BROADCASTING IN THE MIDDLE AGES | 2004-08-14
One publisher has a logo that shows a peasant with a bag at his belt throwing seeds out on the fields. He looks like a fat, jolly fellow. He must be fat, since he can afford to thrown wheat away like that.
That was the way peasants used to sow seeds in the Middle Ages. They just threw wheat out in the field and hoped some would grow. Most of the seeds fell in bunches so that only a few germinated. There were large empty patches. The peasants were not fat and jolly, many of them literally starved to death.
This method of planting is called "broadcasting." No modern farmer would even think of such a thing. But back when every bit of wheat lost meant going hungry, this was the only means of planting.
Modern farmers, who have plenty by that Middle Age peasant's standards, would consider this kind of planting insane. It was the hungry peasant who cold not afford to waste a single grain of wheat who used that wasteful broadcasting method. This sounds strange until you turn it around. The modern farmer doesn't starve because he would never use such insane methods.

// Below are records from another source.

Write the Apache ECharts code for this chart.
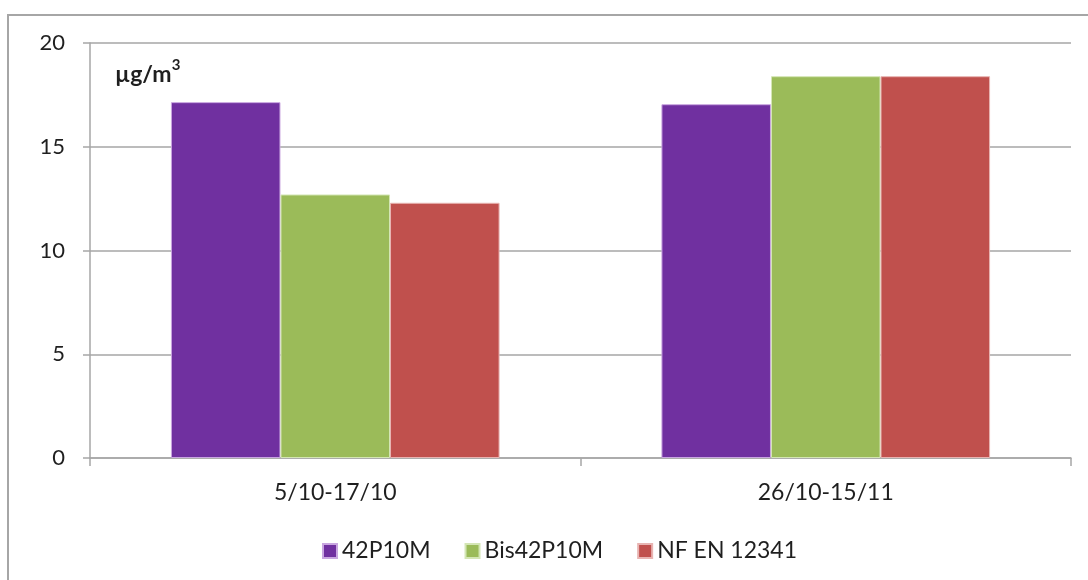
<!DOCTYPE html>
<html>
<head>
<meta charset="utf-8">
<script src="https://cdn.jsdelivr.net/npm/echarts@6/dist/echarts.min.js"></script>
<style>
  html, body { margin: 0; padding: 0; background: #fff; }
  #chart { width: 1088px; height: 580px; }
</style>
</head>
<body>
<div id="chart"></div>
<script>
// Sampling periods and measured concentrations (µg/m³)
const categories = ['5/10-17/10', '26/10-15/11'];
const seriesNames = ['42P10M', 'Bis42P10M', 'NF EN 12341'];
const values42P10M = [17.15, 17.05];
const valuesBis42P10M = [12.7, 18.4];
const valuesNFEN12341 = [12.3, 18.4];
const yTicks = [0, 5, 10, 15, 20];

const colors = ['#7030A0', '#9BBB59', '#C0504D'];
const edges = ['#c9a6e0', '#d4e6b5', '#e8b4b2'];
const font = 'Lato, "Open Sans", sans-serif';
const gray = '#a6a6a6';
const textColor = '#1f1f1f';

const chart = echarts.init(document.getElementById('chart'), null, { renderer: 'canvas' });

const dataSets = [values42P10M, valuesBis42P10M, valuesNFEN12341];

chart.setOption({
  animation: false,
  backgroundColor: '#ffffff',
  color: colors,
  graphic: [
    {
      type: 'rect',
      shape: { x: 8, y: 15, width: 1100, height: 600 },
      style: { fill: 'none', stroke: gray, lineWidth: 2 },
      z: 0
    },
    {
      type: 'text',
      left: 115,
      top: 58,
      style: {
        text: '{b|µg/m}{s|3}',
        rich: {
          b: { font: 'bold 23px ' + font, fill: textColor, lineHeight: 28, verticalAlign: 'bottom' },
          s: { font: 'bold 15px ' + font, fill: textColor, lineHeight: 17, verticalAlign: 'top' }
        }
      }
    }
  ],
  grid: { left: 90, right: 17, top: 43, bottom: 122, containLabel: false },
  legend: {
    data: seriesNames,
    top: 539,
    left: 322,
    padding: 0,
    itemWidth: 14,
    itemHeight: 14,
    itemGap: 34,
    icon: 'rect',
    textStyle: { fontFamily: font, fontSize: 23, lineHeight: 24, color: textColor }
  },
  xAxis: {
    type: 'category',
    data: categories,
    axisLine: { lineStyle: { color: gray, width: 1.5 } },
    axisTick: { show: true, length: 8, lineStyle: { color: gray, width: 1.5 } },
    axisLabel: { margin: 23, fontFamily: font, fontSize: 23, color: textColor }
  },
  yAxis: {
    type: 'value',
    min: yTicks[0],
    max: yTicks[yTicks.length - 1],
    interval: 5,
    axisLine: { show: true, lineStyle: { color: gray, width: 1.5 } },
    axisTick: { show: true, length: 7, lineStyle: { color: gray, width: 1.5 } },
    axisLabel: { margin: 25, fontFamily: font, fontSize: 22, color: textColor },
    splitLine: { lineStyle: { color: gray, width: 1.5 } }
  },
  series: seriesNames.map((name, i) => ({
    name: name,
    type: 'bar',
    data: dataSets[i],
    barGap: '0%',
    barCategoryGap: '33%',
    itemStyle: { color: colors[i], borderColor: edges[i], borderWidth: 1 }
  }))
});
</script>
</body>
</html>
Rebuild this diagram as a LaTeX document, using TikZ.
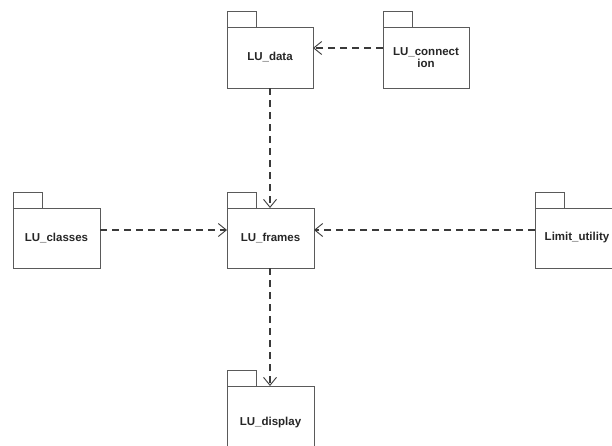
\documentclass[tikz,border=0pt]{standalone}
\usepackage{fontspec}
\setmainfont{Liberation Sans}
\usetikzlibrary{arrows.meta}
\definecolor{boxline}{HTML}{5A5A5A}
\definecolor{arrline}{HTML}{3A3A3A}
\tikzset{
  pkgbody/.style={draw=boxline, line width=0.9pt, fill=white},
  pkglabel/.style={font=\bfseries\fontsize{11.5}{12}\selectfont, text=black!85, align=center},
  dep/.style={draw=arrline, line width=1.1pt, dash pattern=on 7pt off 5pt,
     -{Straight Barb[length=8pt,width=13pt,line width=0.9pt]}}
}
\newcommand{\pkg}[6]{% name, x1, y1(tab top), x2, y2, label
  \draw[pkgbody] (#2,#3) rectangle (#2+29,#3+16);
  \draw[pkgbody] (#2,#3+16) rectangle (#4,#5);
  \node[pkglabel] (#1) at ({(#2+#4)/2},{(#3+16+#5)/2}) {#6};
  \coordinate (#1-n) at ({(#2+#4)/2},#3+16);
  \coordinate (#1-s) at ({(#2+#4)/2},#5);
}
\begin{document}
\begin{tikzpicture}[x=1pt,y=-1pt]
\useasboundingbox (0,0) rectangle (612,445);
\clip (0,0) rectangle (612,445);
\fill[white] (0,0) rectangle (612,445);
% packages
\pkg{data}{227}{11}{313}{88}{LU\_data}
\pkg{conn}{383}{11}{469}{88}{LU\_connect\\ion}
\pkg{classes}{13}{192}{100}{268}{LU\_classes}
\pkg{frames}{227}{192}{314}{268}{LU\_frames}
\pkg{limit}{535}{192}{625}{268}{\hspace*{-6pt}Limit\_utility}
\pkg{display}{227}{370}{314}{460}{LU\_display}
% anchor coordinates for connectors
\coordinate (connW) at (383,48);
\coordinate (dataE) at (313,48);
\coordinate (dataS) at (270,88);
\coordinate (framesN) at (270,208);
\coordinate (classesE) at (100,230);
\coordinate (framesW) at (227,230);
\coordinate (limitW) at (535,230);
\coordinate (framesE) at (314,230);
\coordinate (framesS) at (270,268);
\coordinate (displayN) at (270,386);
% dependencies
\draw[dep] (connW) -- (dataE);
\draw[dep] (dataS) -- (framesN);
\draw[dep] (classesE) -- (framesW);
\draw[dep] (limitW) -- (framesE);
\draw[dep] (framesS) -- (displayN);
\end{tikzpicture}
\end{document}
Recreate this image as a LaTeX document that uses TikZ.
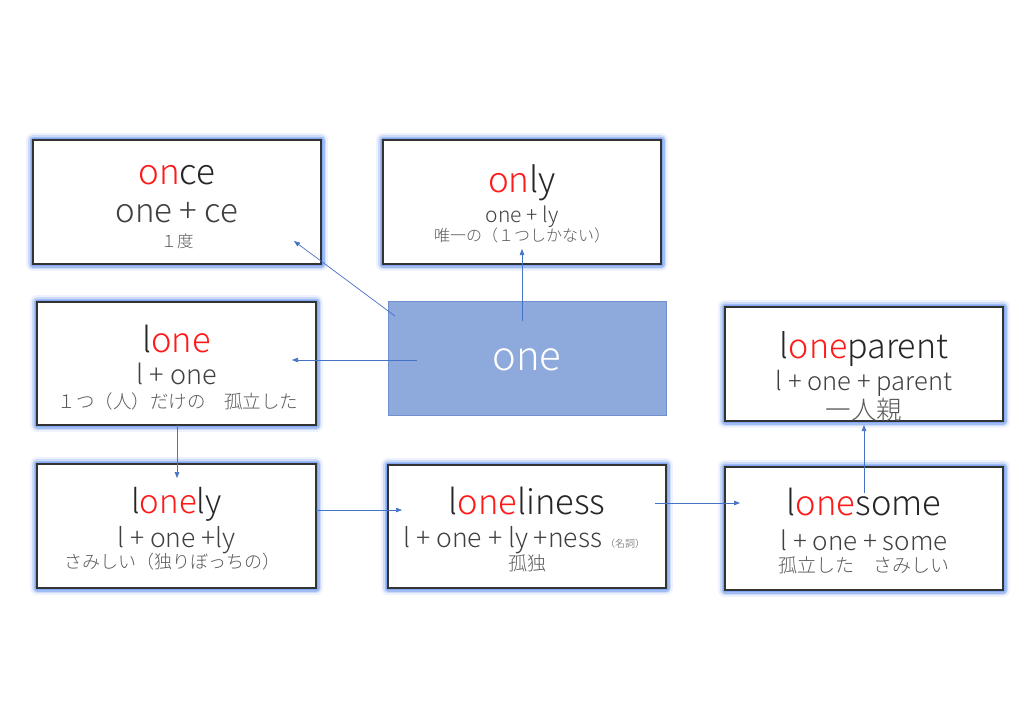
\documentclass[tikz,border=0pt]{standalone}
\usepackage{fontspec}
\setmainfont{Noto Sans CJK JP}[UprightFont={* Light}]
\usetikzlibrary{arrows.meta}
\definecolor{arr}{HTML}{4472C4}
\definecolor{glowc}{HTML}{6E9AF0}
\definecolor{boxfill}{HTML}{8EA9DB}
\definecolor{boxline}{HTML}{6F8FCF}
\definecolor{thead}{HTML}{262626}
\definecolor{tdark}{HTML}{404040}
\definecolor{tgrey}{HTML}{595959}
\definecolor{wred}{HTML}{FF1A1A}
\newcommand\tsize[1]{\fontsize{#1}{#1}\selectfont}
\newcommand\rd[1]{{\color{wred}#1}}
\tikzset{
  wbox/.style={draw=black!80, line width=1.2pt, fill=white, inner sep=0pt, outer sep=0pt,
    preaction={draw=glowc, line width=14pt, line join=round, opacity=0.12},
    preaction={draw=glowc, line width=10pt, line join=round, opacity=0.25},
    preaction={draw=glowc, line width=7pt, line join=round, opacity=0.45},
    preaction={draw=glowc, line width=4pt, line join=round, opacity=0.6}},
  bbox/.style={draw=boxline, line width=0.8pt, fill=boxfill, inner sep=0pt, outer sep=0pt},
  tx/.style={anchor=base, inner sep=0pt, outer sep=0pt},
  hd/.style={tx, text=thead},
  l2/.style={tx, text=tdark},
  l3/.style={tx, text=tgrey},
  conn/.style={draw=arr, line width=0.7pt, -{Triangle[length=6pt,width=4.5pt]}}
}
\begin{document}
\begin{tikzpicture}[x=1pt,y=-1pt]
\fill[white] (0,0) rectangle (1024,724);
\useasboundingbox (0,0) rectangle (1024,724);

% boxes
\node[wbox, minimum width=288pt, minimum height=124pt] (once) at (177,202) {};
\node[wbox, minimum width=278pt, minimum height=124pt] (only) at (522,202) {};
\node[wbox, minimum width=279pt, minimum height=123pt] (lone) at (176.5,363.5) {};
\node[bbox, minimum width=278pt, minimum height=114pt] (one) at (527,358) {};
\node[wbox, minimum width=278pt, minimum height=114pt] (parent) at (864,364) {};
\node[wbox, minimum width=279pt, minimum height=124pt] (lonely) at (176.5,526) {};
\node[wbox, minimum width=278pt, minimum height=123pt] (lines) at (527,526.5) {};
\node[wbox, minimum width=278pt, minimum height=123pt] (some) at (864,528.5) {};

% once
\node[hd, font=\tsize{35}] (onceA) at (177,184) {\rd{on}ce};
\node[l2, font=\tsize{33}] (onceB) at (177,222) {one + ce};
\node[l3, font=\tsize{16.5}] (onceC) at (177,247) {１度};
% only
\node[hd, font=\tsize{35}] (onlyA) at (522,192) {\rd{on}ly};
\node[l2, font=\tsize{21}] (onlyB) at (522,222) {one + ly};
\node[l3, font=\tsize{16}] (onlyC) at (522,241) {唯一の（１つしかない）};
% lone
\node[hd, font=\tsize{34.5}] (loneA) at (176.5,352) {l\rd{one}};
\node[l2, font=\tsize{27}] (loneB) at (176.5,384) {l + one};
\node[l3, font=\tsize{18.5}] (loneC) at (178,408) {１つ（人）だけの　孤立した};
% one
\node[tx, text=white, font=\tsize{40}] (oneA) at (527,370) {one};
% loneparent
\node[hd, font=\tsize{34}] (parentA) at (864,358) {l\rd{one}parent};
\node[l2, font=\tsize{25.5}] (parentB) at (864,390) {l + one + parent};
\node[l3, font=\tsize{25.5}] (parentC) at (864,419) {一人親};
% lonely
\node[hd, font=\tsize{33}] (lonelyA) at (176.5,513) {l\rd{one}ly};
\node[l2, font=\tsize{26.5}] (lonelyB) at (176.5,547) {l + one +ly};
\node[l3, font=\tsize{18}] (lonelyC) at (172,568) {さみしい（独りぼっちの）};
% loneliness
\node[hd, font=\tsize{34.5}] (linesA) at (527,514) {l\rd{one}liness};
\node[l2, font=\tsize{26.5}, anchor=base east] (linesB) at (602,547) {l + one + ly +ness};
\node[l3, font=\tsize{10}, anchor=base west] (linesB2) at (605,547) {（名詞）};
\node[l3, font=\tsize{19}] (linesC) at (527,570) {孤独};
% lonesome
\node[hd, font=\tsize{34.5}] (someA) at (864,515) {l\rd{one}some};
\node[l2, font=\tsize{26}] (someB) at (864,550) {l + one + some};
\node[l3, font=\tsize{19}] (someC) at (864,572) {孤立した　さみしい};

% connectors
\coordinate (a1s) at (395,316); \coordinate (a1e) at (294,241);
\coordinate (a2s) at (522,321); \coordinate (a2e) at (522,249);
\coordinate (a3s) at (417,360); \coordinate (a3e) at (292,360);
\coordinate (a4s) at (177,425); \coordinate (a4e) at (177,478);
\coordinate (a5s) at (316,510); \coordinate (a5e) at (402,510);
\coordinate (a6s) at (655,503); \coordinate (a6e) at (740,503);
\coordinate (a7s) at (864,493); \coordinate (a7e) at (864,425);
\draw[conn] (a1s) -- (a1e);
\draw[conn] (a2s) -- (a2e);
\draw[conn] (a3s) -- (a3e);
\draw[conn] (a4s) -- (a4e);
\draw[conn] (a5s) -- (a5e);
\draw[conn] (a6s) -- (a6e);
\draw[conn] (a7s) -- (a7e);
\end{tikzpicture}
\end{document}
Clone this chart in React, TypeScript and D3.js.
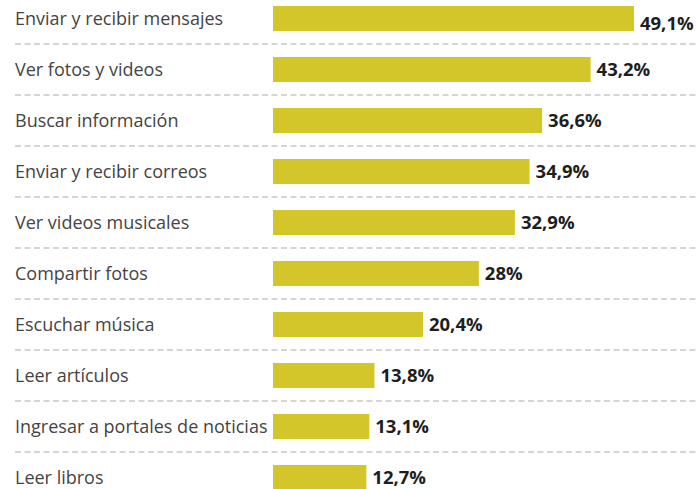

And the entire society, from the king to the nobles to the tradesmen to the church, all rested on what that peasant broadcasting in the fields produced. He had to have enough wheat to feed himself and his family and then give the rest to take care of everybody else.
Meanwhile, the church and the king and all the rest talked to each other in French and Latin and ran around in costumes and told each other how Holy or Royal they were.
Today we have much the same situation. Working people and inventors produce things while academia and minorities ride around on their backs, just as all those kings and bishops rode around on the peasant's back. The only difference is that today the peasant's back is broader, and more people can ride.